Майкл устроился на работу, возглавив новую Ассоциацию туристических путешествий Кении, и Кристина, соответственно, подала заявку на работу в качестве наземной стюардессы Кенийской гражданской авиации. Однако во время очередного неудачного интервью, несмотря на имеющийся вид на жительство, ее спросили, почему она путешествует по британскому паспорту и почему она не вернулась в свою страну. Кения была наводнена польскими беженцами, которые искали работу, а Кристину считали просто еще одной иммигранткой, опять второсортной. Разъяренная, она вернулась в офис с адвокатом на следующий день и попросила своего интервьюера повторить его утверждения, но на самом деле ей надоели такие битвы.
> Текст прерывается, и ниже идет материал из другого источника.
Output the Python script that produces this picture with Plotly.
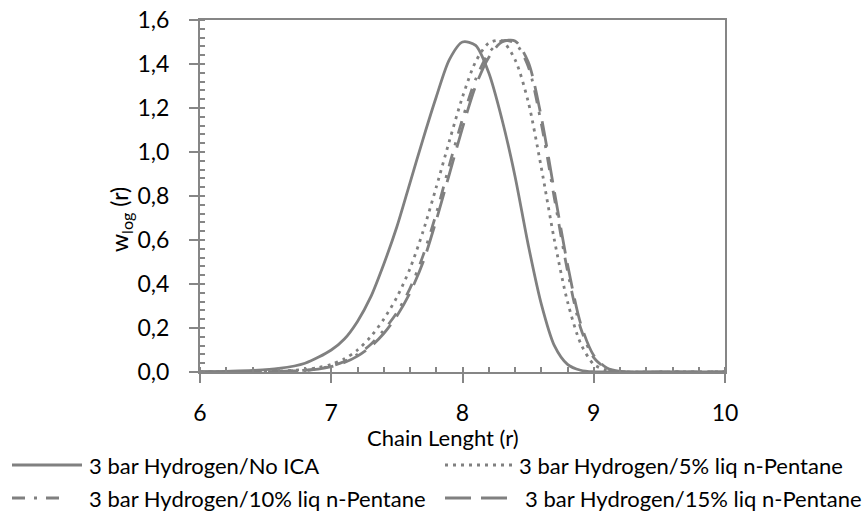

Слишком гордая, чтобы оставаться там, где она была нежеланным гостем, Кристина вернулась в Лондон, встретив Анджея, который прилетел из Германии, чтобы присоединиться к ней, Эйдана Кроули и его жену, военного корреспондента Вирджинию Коулз и других друзей. Для большинства из них жизнь уже шла дальше, они устроились на постоянную работу и были заняты своими растущими семьями. Даже жена Фрэнсиса, Нэн, снова была беременна. Кроули заметил, что Кристина сразу же «застыла от обычного жизненного климата», особенно в серой осени мрачного послевоенного Лондона, где к полякам были не более расположены, чем в Кении, и где жизнь, казалось, держалась только на карточках и очередях за едой [77]. Чувствуя себя в Британии не более дома, чем в Кении, и страдая от отсутствия тепла, хорошей еды и широких горизонтов Африки, Кристина попросила Анджея присоединиться к ней и вернулась в Найроби.